In conclusion: DO NOT use autocast in conjunction with FP16.

Precision

We are curious about whether half-precision introduces degradations to the quality of the output images. To test this out, we fixed the text prompt as well as the "latents" input and fed them to the single-precision model and the half-precision model. We ran the inference 100 times with increased number of steps. Both models' outputs, as well as their difference map, are saved for each run.

Our observation is that there are indeed visible differences between the single-precision output and the half-precision output, especially in the early steps. The differences often decrease with the number of steps, but might not vanish.

Interestingly, such a difference may not imply artifacts in half-precision's outputs. For example, in step 70, the picture below shows half-precision didn't produce the artifact in the single-precision output (an extra front leg):

benchmark_sd_precision_step_70 — Single-precision v Half-precision at step 70

Reproducing the experiments

You can use the Lambda Diffusers repository to reproduce the results presented in this article.

Setup

Before running the benchmark, make sure you have completed the repository installation steps.
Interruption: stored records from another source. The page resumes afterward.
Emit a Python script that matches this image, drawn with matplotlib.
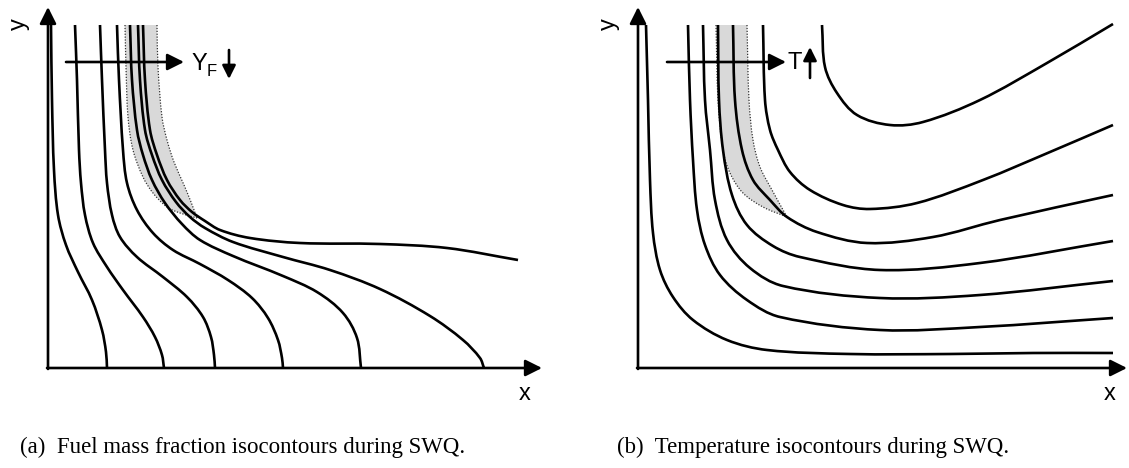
import numpy as np
import matplotlib
matplotlib.use("Agg")
import matplotlib.pyplot as plt
from matplotlib.path import Path
from matplotlib.patches import PathPatch

## DATA  (pixel units, y pointing down)

# (a) fuel mass fraction isocontours, left to right
yf_curves = [
    [(51, 25), (52, 100), (54, 170), (58, 215), (66, 245), (78, 272), (92, 300), (102, 330), (106, 352), (107, 368)],
    [(75, 25), (77, 80), (79, 150), (81, 183), (85, 215), (93, 243), (107, 267), (123, 290), (143, 317), (155, 337), (162, 355), (164, 368)],
    [(100, 25), (102, 80), (105, 150), (107, 183), (112, 215), (120, 237), (137, 257), (163, 277), (187, 297), (203, 317), (211, 337), (214, 355), (215, 368)],
    [(117, 25), (119, 80), (123, 150), (127, 183), (137, 210), (153, 233), (173, 250), (200, 264), (228, 280), (252, 298), (268, 318), (278, 340), (282, 358), (283, 368)],
    [(130, 25), (132, 80), (137, 130), (143, 155), (152, 180), (165, 203), (182, 224), (200, 240), (233, 256), (283, 276), (317, 292), (343, 313), (357, 338), (361, 368)],
    [(138, 25), (140, 80), (145, 130), (152, 155), (162, 180), (176, 202), (190, 217), (205, 228), (233, 242), (283, 257), (330, 270), (380, 289), (430, 316), (463, 340), (480, 358), (484, 368)],
    [(143, 25), (145, 80), (150, 130), (157, 155), (167, 180), (180, 200), (192, 212), (205, 221), (220, 230), (250, 238), (300, 243), (380, 244), (447, 248), (518, 260)],
]
yf_band_left = [(125, 25), (126, 67), (128, 117), (133, 150), (143, 177), (153, 193), (167, 207), (180, 213), (197, 218)]
yf_band_right = [(157, 25), (158, 67), (162, 117), (167, 140), (174, 162), (184, 185), (191, 202), (197, 218)]

# (b) temperature isocontours, left to right
t_curves = [
    [(646, 25), (648, 100), (650, 180), (653, 233), (660, 270), (673, 297), (693, 320), (727, 340), (767, 350), (850, 354), (950, 354), (1033, 353), (1113, 353)],
    [(688, 25), (690, 100), (693, 160), (697, 210), (705, 245), (720, 275), (747, 300), (780, 317), (880, 330), (980, 327), (1113, 318)],
    [(703, 25), (705, 100), (710, 150), (715, 200), (727, 240), (750, 268), (783, 286), (880, 298), (980, 295), (1113, 281)],
    [(718, 25), (719, 100), (723, 150), (732, 195), (747, 225), (773, 246), (800, 257), (880, 270), (980, 263), (1113, 241)],
    [(733, 25), (735, 100), (742, 150), (753, 180), (770, 200), (787, 217), (817, 232), (867, 243), (933, 237), (1000, 220), (1113, 195)],
    [(763, 25), (765, 100), (770, 130), (778, 150), (790, 172), (810, 190), (843, 205), (870, 209), (917, 203), (983, 180), (1050, 152), (1113, 125)],
    [(822, 25), (825, 67), (837, 93), (857, 115), (890, 125), (923, 122), (980, 100), (1047, 63), (1113, 24)],
]
t_band_left = [(716, 25), (718, 100), (723, 150), (730, 173), (743, 193), (763, 207), (787, 217)]
t_band_right = [(747, 25), (749, 100), (753, 140), (760, 167), (772, 190), (787, 217)]

# axis corners and arrow tips
origins = [(48, 368), (638, 368)]
x_tips = [542, 1127]
y_tip = 7

captions = ["(a)  Fuel mass fraction isocontours during SWQ.",
            "(b)  Temperature isocontours during SWQ."]


def bezier(pts):
    # smooth cubic path through the points; tangent lengths follow the chords
    p = np.asarray(pts, dtype=float)
    n = len(p)
    tang = np.zeros_like(p)
    for i in range(n):
        d = p[min(i + 1, n - 1)] - p[max(i - 1, 0)]
        tang[i] = d / np.hypot(*d)
    verts = [p[0]]
    codes = [Path.MOVETO]
    for i in range(n - 1):
        L = np.hypot(*(p[i + 1] - p[i])) / 3.
        verts += [p[i] + tang[i] * L, p[i + 1] - tang[i + 1] * L, p[i + 1]]
        codes += [Path.CURVE4] * 3
    return verts, codes


def curve(ax, pts, **kw):
    v, c = bezier(pts)
    ax.add_patch(PathPatch(Path(v, c), fill=False, **kw))


def band(ax, left, right):
    v1, c1 = bezier(left)
    v2, c2 = bezier(right[::-1])
    c2 = [Path.LINETO] + c2[1:]
    verts = v1 + v2 + [v1[0]]
    codes = c1 + c2 + [Path.CLOSEPOLY]
    ax.add_patch(PathPatch(Path(verts, codes), facecolor="#d9d9d9", edgecolor="none", zorder=1))
    for edge in (left, right):
        curve(ax, edge, edgecolor="#333333", lw=0.9, linestyle=(0, (1, 1.3)), zorder=2)


def arrow(ax, start, tip, ms=25, lw=1.9):
    ax.annotate("", xy=tip, xytext=start,
                arrowprops=dict(arrowstyle="-|>", mutation_scale=ms, lw=lw, color="k",
                                shrinkA=0, shrinkB=0), zorder=5)


fig = plt.figure(figsize=(11.29, 4.68), dpi=100)
ax = fig.add_axes([0, 0, 1, 1])
ax.set_xlim(0, 1129)
ax.set_ylim(468, 0)
ax.axis("off")

sans = "Liberation Sans"
serif = "Liberation Serif"

band(ax, yf_band_left, yf_band_right)
band(ax, t_band_left, t_band_right)

for c in yf_curves + t_curves:
    curve(ax, c, edgecolor="k", lw=1.9, zorder=3, capstyle="butt")

for (ox, oy), xt in zip(origins, x_tips):
    arrow(ax, (ox, oy + 1), (ox, y_tip))
    arrow(ax, (ox - 1, oy), (xt, oy))
    ax.text(ox - 29, 24, "y", rotation=90, fontsize=17, family=sans, ha="center", va="center")
    ax.text(xt - 17, 394, "x", fontsize=17, family=sans, ha="center", va="center")

# direction markers
arrow(ax, (66, 62), (184, 62))
ax.text(191, 64, "Y", fontsize=17, family=sans, ha="left", va="center")
ax.text(207, 71, "F", fontsize=12, family=sans, ha="left", va="center")
arrow(ax, (229, 50), (229, 79), ms=20)

arrow(ax, (667, 62), (786, 62))
ax.text(788, 63, "T", fontsize=17, family=sans, ha="left", va="center")
arrow(ax, (810, 78), (810, 47), ms=20)

ax.text(20, 447, captions[0], fontsize=16.5, family=serif, ha="left", va="center")
ax.text(617, 447, captions[1], fontsize=16.5, family=serif, ha="left", va="center")

fig.savefig("out.png", dpi=100)
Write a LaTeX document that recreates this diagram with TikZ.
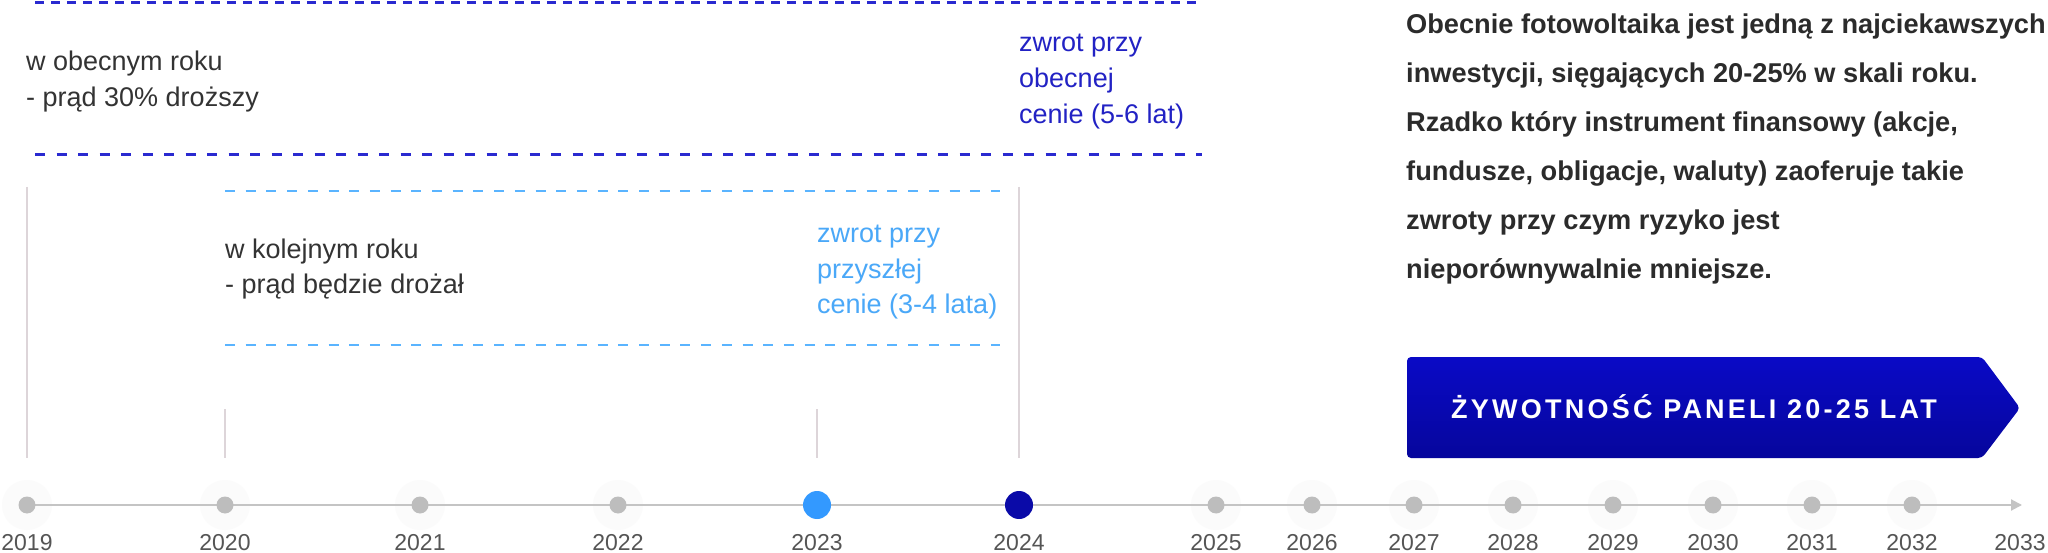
\documentclass[tikz,border=0pt]{standalone}
\usepackage{fontspec}
\setmainfont{Liberation Sans}
\usetikzlibrary{arrows.meta}
\definecolor{txt}{HTML}{333333}
\definecolor{partxt}{HTML}{2B2B2B}
\definecolor{yeartxt}{HTML}{555555}
\definecolor{blutxt}{HTML}{2222C4}
\definecolor{ltxt}{HTML}{4AA8F8}
\definecolor{dashdark}{HTML}{2A2AD0}
\definecolor{dashlight}{HTML}{5AB4FF}
\definecolor{dotgray}{HTML}{BDBDBD}
\definecolor{linegray}{HTML}{C4C4C4}
\definecolor{vgray}{HTML}{DDD5D9}
\definecolor{halo}{HTML}{FBFBFB}
\definecolor{dotA}{HTML}{3399FF}
\definecolor{dotB}{HTML}{0A0AA8}
\definecolor{banTop}{HTML}{0A0AC6}
\definecolor{banBot}{HTML}{06069C}
\tikzset{
  lbl/.style={anchor=base west, inner sep=0pt, font=\fontsize{27}{32}\selectfont},
  para/.style={anchor=base west, inner sep=0pt, text=partxt, font=\fontsize{27.2}{32}\selectfont\bfseries},
  yr/.style={anchor=base, inner sep=0pt, text=yeartxt, font=\fontsize{23}{28}\selectfont},
  gdot/.style={circle, fill=dotgray, minimum size=17pt, inner sep=0pt},
  halodot/.style={circle, fill=halo, minimum size=50pt, inner sep=0pt},
  bigdot/.style={circle, minimum size=28pt, inner sep=0pt},
  vline/.style={draw=vgray, line width=1.2pt},
  dkdash/.style={draw=dashdark, line width=3pt, dash pattern=on 9pt off 7pt},
  dkdashb/.style={draw=dashdark, line width=3pt, dash pattern=on 10pt off 11.5pt},
  ltdash/.style={draw=dashlight, line width=2.3pt, dash pattern=on 10pt off 10.7pt},
}
\begin{document}
\begin{tikzpicture}[x=1pt,y=-1pt]
\useasboundingbox (0,0) rectangle (2048,553);
\fill[white] (0,0) rectangle (2048,553);

% halos
\foreach \n/\x in {2019/27,2020/225,2021/420,2022/618,2025/1216,2026/1312,2027/1414,2028/1513,2029/1613,2030/1713,2031/1812,2032/1912}
  \node[halodot] (h\n) at (\x,505) {};

% timeline axis
\coordinate (axisStart) at (27,505);
\coordinate (axisEnd) at (2022,505);
\draw[draw=linegray, line width=2pt, -{Triangle[length=11pt,width=11pt]}] (axisStart) -- (axisEnd);

% gray dots
\foreach \n/\x in {2019/27,2020/225,2021/420,2022/618,2025/1216,2026/1312,2027/1414,2028/1513,2029/1613,2030/1713,2031/1812,2032/1912}
  \node[gdot] (d\n) at (\x,505) {};
\node[bigdot, fill=dotA] (d2023) at (817,505) {};
\node[bigdot, fill=dotB] (d2024) at (1019,505) {};

% year labels
\foreach \n/\x in {2019/27,2020/225,2021/420,2022/618,2023/817,2024/1019,2025/1216,2026/1312,2027/1414,2028/1513,2029/1613,2030/1713,2031/1812,2032/1912,2033/2020}
  \node[yr] (y\n) at (\x,550) {\n};

% vertical guide lines
\coordinate (v1a) at (27,187);   \coordinate (v1b) at (27,458);
\coordinate (v2a) at (1019,187); \coordinate (v2b) at (1019,458);
\coordinate (v3a) at (225,409);  \coordinate (v3b) at (225,458);
\coordinate (v4a) at (817,409);  \coordinate (v4b) at (817,458);
\draw[vline] (v1a) -- (v1b);
\draw[vline] (v2a) -- (v2b);
\draw[vline] (v3a) -- (v3b);
\draw[vline] (v4a) -- (v4b);

% dashed bands
\coordinate (k1a) at (35,2.5);  \coordinate (k1b) at (1202,2.5);
\coordinate (k2a) at (35,155);  \coordinate (k2b) at (1202,155);
\coordinate (l1a) at (225,191); \coordinate (l1b) at (1000,191);
\coordinate (l2a) at (225,345); \coordinate (l2b) at (1000,345);
\draw[dkdash] (k1a) -- (k1b);
\draw[dkdashb] (k2a) -- (k2b);
\draw[ltdash] (l1a) -- (l1b);
\draw[ltdash] (l2a) -- (l2b);

% left texts
\node[lbl, text=txt] (a1) at (26,71) {w obecnym roku};
\node[lbl, text=txt] (a2) at (26,107) {- prąd 30\% droższy};
\node[lbl, text=txt] (b1) at (225,259) {w kolejnym roku};
\node[lbl, text=txt] (b2) at (225,294) {- prąd będzie drożał};

\node[lbl, text=blutxt] (c1) at (1019,52) {zwrot przy};
\node[lbl, text=blutxt] (c2) at (1019,88) {obecnej};
\node[lbl, text=blutxt] (c3) at (1019,124) {cenie (5-6 lat)};

\node[lbl, text=ltxt] (e1) at (817,243) {zwrot przy};
\node[lbl, text=ltxt] (e2) at (817,279) {przyszłej};
\node[lbl, text=ltxt] (e3) at (817,314) {cenie (3-4 lata)};

% paragraph
\node[para] (p1) at (1406,34) {Obecnie fotowoltaika jest jedną z najciekawszych};
\node[para] (p2) at (1406,83) {inwestycji, sięgających 20-25\% w skali roku.};
\node[para] (p3) at (1406,132) {Rzadko który instrument finansowy (akcje,};
\node[para] (p4) at (1406,181) {fundusze, obligacje, waluty) zaoferuje takie};
\node[para] (p5) at (1406,230) {zwroty przy czym ryzyko jest};
\node[para] (p6) at (1406,279) {nieporównywalnie mniejsze.};

% banner
\shade[top color=banTop, bottom color=banBot, rounded corners=4pt]
  (1407,357) -- (1982,357) -- (2020,408) -- (1982,458) -- (1407,458) -- cycle;
\node[inner sep=0pt, anchor=base, text=white, font=\fontsize{27}{30}\selectfont\bfseries\addfontfeature{LetterSpace=12}] (ban) at (1694,418) {ŻYWOTNOŚĆ PANELI 20-25 LAT};
\end{tikzpicture}
\end{document}
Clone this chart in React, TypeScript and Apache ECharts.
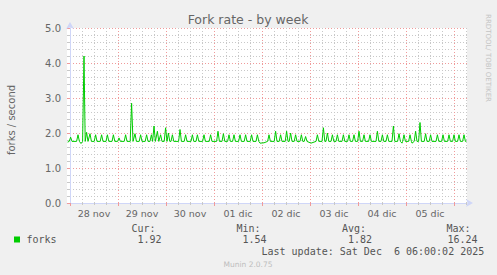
import React, { useEffect, useRef } from "react";
import * as echarts from "echarts";

// ---- data ----
const dayLabels = ["28 nov", "29 nov", "30 nov", "01 dic", "02 dic", "03 dic", "04 dic", "05 dic"];
const yTickLabels = ["0.0", "1.0", "2.0", "3.0", "4.0", "5.0"];
// hours relative to 28 nov 00:00
const X_MIN = -1.5;
const X_MAX = 198.5;
const baseLevel = 1.76;
const spikeHours = [
  0.3, 4.0, 7.0, 8.3, 10.0, 12.8, 15.8, 18.7, 21.7, 24.5, 27.8, 30.8, 32.5, 35.3, 38.3, 40.7,
  42.0, 43.7, 45.3, 47.8, 49.2, 51.2, 55.0, 57.8, 61.2, 63.7, 67.0, 70.3, 74.0, 76.7, 79.5,
  82.0, 85.0, 87.8, 90.8, 93.7, 99.5, 102.8, 105.3, 108.3, 110.3, 112.8, 115.7, 117.8, 123.7,
  126.7, 128.7, 131.2, 133.7, 136.7, 139.5, 142.0, 144.5, 147.0, 150.0, 153.7, 156.2, 158.7,
  161.7, 164.5, 167.0, 170.0, 172.8, 175.0, 177.8, 180.3, 183.7, 186.5, 189.5, 192.0, 194.5, 197.0,
];
const spikePeaks = [
  1.88, 1.95, 4.2, 2.02, 1.98, 1.95, 1.95, 1.95, 1.95, 1.86, 1.95, 2.85, 1.98, 1.95, 1.95, 1.95,
  2.2, 2.05, 1.95, 2.15, 2.0, 1.95, 2.1, 1.95, 1.95, 1.95, 1.95, 1.95, 2.05, 1.98, 1.95,
  1.95, 1.95, 1.95, 1.95, 1.95, 1.95, 2.05, 1.95, 2.05, 2.0, 1.95, 1.95, 1.9, 1.95,
  2.15, 2.0, 1.95, 1.95, 1.95, 1.95, 1.95, 2.05, 1.95, 1.95, 2.05, 1.95, 1.95,
  2.2, 1.98, 1.95, 1.95, 2.05, 2.3, 1.98, 1.95, 1.95, 1.95, 1.95, 1.95, 1.95, 1.95,
];
const dipHours = [-1.2, 5.5, 95.0, 97.0, 120.5, 166.0, 171.0, 198.2];
const dipValues = [1.74, 1.7, 1.71, 1.72, 1.71, 1.71, 1.71, 1.76];

const statLabels = ["Cur:", "Min:", "Avg:", "Max:"];
const statValues = ["1.92", "1.54", "1.82", "16.24"];
const seriesName = "forks";
const lastUpdate = "Last update: Sat Dec  6 06:00:02 2025";

function buildPoints(): [number, number][] {
  const pts: [number, number][] = [];
  spikeHours.forEach((h, i) => {
    pts.push([h - 0.7, baseLevel]);
    pts.push([h, spikePeaks[i]]);
    pts.push([h + 0.7, baseLevel]);
  });
  dipHours.forEach((h, i) => pts.push([h, dipValues[i]]));
  pts.sort((a, b) => a[0] - b[0]);
  return pts;
}

const slots: string[] = [];
for (let i = 0; i <= (X_MAX - X_MIN) * 2; i++) slots.push(String(X_MIN + i * 0.5));
const mod = (h: number, m: number) => ((h % m) + m) % m;
const isMinor = (_i: number, v: string) => mod(Number(v), 6) === 0 && mod(Number(v), 24) !== 0;
const isMajor = (_i: number, v: string) => mod(Number(v), 24) === 0;
const isNoon = (_i: number, v: string) => mod(Number(v), 24) === 12;

export default function App() {
  const ref = useRef<HTMLDivElement>(null);
  useEffect(() => {
    if (!ref.current) return;
    const chart = echarts.init(ref.current, undefined, { renderer: "svg" });
    const red = "#f09a9a";
    const gray = "#c8c8c8";
    const axisColor = "#cfd6f8";
    const font = "DejaVu Sans";
    const mono = "DejaVu Sans Mono";
    const txt = (text: string, x: number, y: number, extra: any = {}) => ({
      type: "text",
      x,
      y,
      silent: true,
      style: {
        text,
        fill: extra.fill || "#555",
        fontFamily: extra.fontFamily || mono,
        fontSize: extra.fontSize || 10,
        align: extra.align || "left",
        verticalAlign: "middle",
        textAlign: extra.align || "left",
        textVerticalAlign: "middle",
      },
      rotation: extra.rotation || 0,
    });
    const statX = [131.5, 236.5, 342, 446.5];
    const valX = [137.5, 242.5, 348, 447.5];
    const graphics: any[] = [
      txt("Fork rate - by week", 248, 19.5, { fontFamily: font, fontSize: 12.5, align: "center", fill: "#666" }),
      txt("forks / second", 11, 120, { fontFamily: font, fontSize: 10, align: "center", fill: "#666", rotation: Math.PI / 2 }),
      txt("RRDTOOL/ TOBI OETIKER", 487.5, 58, { fontFamily: font, fontSize: 7, align: "center", fill: "#c4c4c4", rotation: -Math.PI / 2 }),
      txt("Munin 2.0.75", 248, 264, { fontFamily: font, fontSize: 7.5, align: "center", fill: "#bdbdbd" }),
      { type: "rect", shape: { x: 14, y: 236.5, width: 6, height: 6 }, style: { fill: "#00cc00" }, silent: true },
      txt(seriesName, 26.5, 239.5),
      txt(lastUpdate, 261.5, 251.5),
    ];
    statLabels.forEach((l, i) => graphics.push(txt(l, statX[i], 228.5)));
    statValues.forEach((v, i) => graphics.push(txt(v, valX[i], 239.5)));

    chart.setOption({
      animation: false,
      backgroundColor: "#f0f0f0",
      grid: { left: 67, top: 28, width: 400, height: 175, show: true, backgroundColor: "#ffffff", borderWidth: 0 },
      xAxis: [
        {
          type: "category",
          position: "bottom",
          data: slots,
          boundaryGap: false,
          axisLine: { show: false },
          axisLabel: { show: false },
          axisTick: { show: true, length: 2, interval: isMinor, lineStyle: { color: gray } },
          splitLine: { show: true, interval: isMinor, lineStyle: { color: gray, type: [1, 2], width: 1 } },
        },
        {
          type: "category",
          position: "bottom",
          data: slots,
          boundaryGap: false,
          axisLine: { show: false },
          axisTick: { show: true, length: 3, interval: isMajor, lineStyle: { color: red } },
          axisLabel: {
            show: true,
            interval: isNoon,
            formatter: (v: string) => {
              const h = Number(v);
              if (mod(h, 24) !== 12) return "";
              return dayLabels[(h - 12) / 24] || "";
            },
            color: "#666",
            fontFamily: font,
            fontSize: 9.5,
            margin: 5,
          },
          splitLine: { show: true, interval: isMajor, lineStyle: { color: red, type: [1, 2], width: 1 } },
        },
        {
          type: "value",
          position: "bottom",
          min: X_MIN,
          max: X_MAX,
          axisLine: { show: true, lineStyle: { color: axisColor, width: 1 }, symbol: ["none", "arrow"], symbolSize: [6, 7], symbolOffset: [0, 6] },
          axisTick: { show: false },
          axisLabel: { show: false },
          splitLine: { show: false },
        },
      ],
      yAxis: {
        type: "value",
        min: 0,
        max: 5,
        interval: 1,
        axisLine: { show: true, lineStyle: { color: axisColor, width: 1 }, symbol: ["none", "arrow"], symbolSize: [6, 7], symbolOffset: [0, 6] },
        axisTick: { show: true, length: 3, lineStyle: { color: red } },
        minorTick: { show: true, splitNumber: 5, length: 2, lineStyle: { color: gray } },
        axisLabel: { formatter: (v: number) => yTickLabels[Math.round(v)], color: "#666", fontFamily: font, fontSize: 10, margin: 6 },
        splitLine: { show: true, lineStyle: { color: red, type: [1, 2], width: 1 } },
        minorSplitLine: { show: true, lineStyle: { color: gray, type: [1, 2], width: 1 } },
      },
      series: [
        {
          type: "line",
          xAxisIndex: 2,
          data: buildPoints(),
          showSymbol: false,
          symbol: "none",
          lineStyle: { color: "#00cc00", width: 1 },
          itemStyle: { color: "#00cc00" },
          z: 5,
        },
      ],
      graphic: graphics,
    });
    return () => chart.dispose();
  }, []);
  return <div ref={ref} style={{ width: 497, height: 275, position: "absolute", left: 0, top: 0 }} />;
}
You will then need to set the huggingface access token:

Create a user account on Hugging Face and generate an access token.
Set your huggingface access token as the ACCESS_TOKEN environment variable:

export ACCESS_TOKEN=<hf_...>

Usage

Launch the benchmark.py script to append benchmark results to the existing benchmark.csv results file:

python ./scripts/benchmark.py

Lauch the benchmark_quality.py script to compare the output of single-precision and half-precision models:

python ./scripts/benchmark_quality.py

Footnotes

1. Since both text prompt as well as the "latents" input are fixed for each run, this is equivalent to running the inference for 100 steps, and save the intermediate results of each step.